April 20 — China sent anew three fishing vessels back to the Bajo de Masinloc (Scarborough Shoal) as it continues to reject the Philippines’ proposal to seek international arbitration in settling the dispute in the South China Sea.
A Department of Foreign Affairs (DFA) spokesman said the Philippine Coast Guard spotted three civilian Chinese fishing boats in the area today, in violation of their agreement not to escalate the tension in the area.
They will ask the Chinese government why it sent back the fishing boats, stressing that the arrival of the three Chinese boats is aggravating the situation in the area.
— Online news article (Sun Star)
Click here to read a summary of events leading up to today, April 20, 2012.
David and Goliath
Wisdom from “The Art of War”
This is a developing story.

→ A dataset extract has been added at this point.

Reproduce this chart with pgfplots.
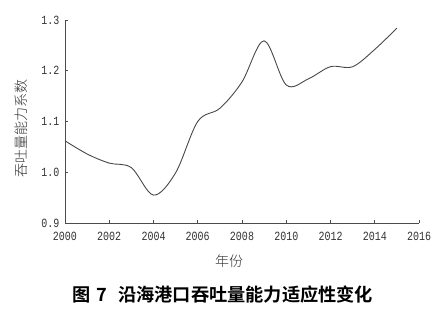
\documentclass[border=0pt]{standalone}
\usepackage{fontspec}
\setmainfont{Liberation Serif}
\newfontfamily\tickfont[FakeStretch=0.8]{Liberation Mono}
\newfontfamily\cjklight{Noto Sans CJK SC Light}
\newfontfamily\cjkbold{Noto Sans CJK SC Bold}
\usepackage{pgfplots}
\pgfplotsset{compat=1.18}
\definecolor{linec}{HTML}{484848}
\begin{document}
\begin{tikzpicture}
\path[use as bounding box] (-65pt,-92pt) rectangle (378pt,223pt);
\begin{axis}[
  at={(0,0)}, anchor=south west,
  scale only axis, width=354pt, height=203pt,
  axis lines=left,
  axis line style={-, draw=black!70, line width=0.8pt},
  xmin=2000, xmax=2016, ymin=0.9, ymax=1.3,
  xtick={2000,2002,...,2016},
  ytick={0.9,1.0,1.1,1.2,1.3},
  tick align=inside,
  major tick length=3pt,
  tick style={draw=black!70, line width=0.6pt},
  /pgf/number format/assume math mode=true,
  xticklabel style={font=\tickfont\fontsize{12.5}{12.5}\selectfont, text=black!80, yshift=-6pt},
  yticklabel style={font=\tickfont\fontsize{12.5}{12.5}\selectfont, text=black!80, xshift=-2pt},
  x tick label style={/pgf/number format/1000 sep={}},
  yticklabel={\pgfmathprintnumber[fixed,fixed zerofill,precision=1]{\tick}},
  clip=false,
]
\addplot[linec, line width=0.9pt, smooth, tension=0.55] coordinates {
(2000,1.062) (2001,1.036) (2002,1.018) (2003,1.009) (2004,0.955) (2005,0.999)
(2006,1.100) (2007,1.126) (2008,1.178) (2009,1.259) (2010,1.172) (2011,1.184)
(2012,1.208) (2013,1.208) (2014,1.242) (2015,1.284)
};
\end{axis}
\node[font=\cjklight\fontsize{14}{14}\selectfont, text=black!80] at (164pt,-38pt) {年份};
\node[font=\cjklight\fontsize{14}{14}\selectfont, text=black!80, rotate=90] at (-44pt,94pt) {吞吐量能力系数};
\node[font=\cjkbold\fontsize{18.2}{18.2}\selectfont] at (158pt,-72pt) {图\hspace{0.3em}7\hspace{0.6em}沿海港口吞吐量能力适应性变化};
\end{tikzpicture}
\end{document}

FORTUNATELY, Sun-Tzu left us with a lot of quotable wisdom! ;-)
- Sun-Tzu: So in war, the way is to avoid what is strong and to strike at what is weak.
- Sun-Tzu: We cannot enter into alliances until we are acquainted with the designs of our neighbors.
- Sun-Tzu: The art of war teaches us to rely not on the likelihood of the enemy’s not coming, but on our own readiness to receive him; not on the chance of his not attacking, but rather on the fact that we have made our position unassailable.
- Sun-Tzu: He who knows when he can fight and when he cannot, will be victorious.
- Sun-Tzu: When envoys are sent with compliments in their mouths, it is a sign that the enemy wishes for a truce.
- Sun-Tzu: You have to believe in yourself.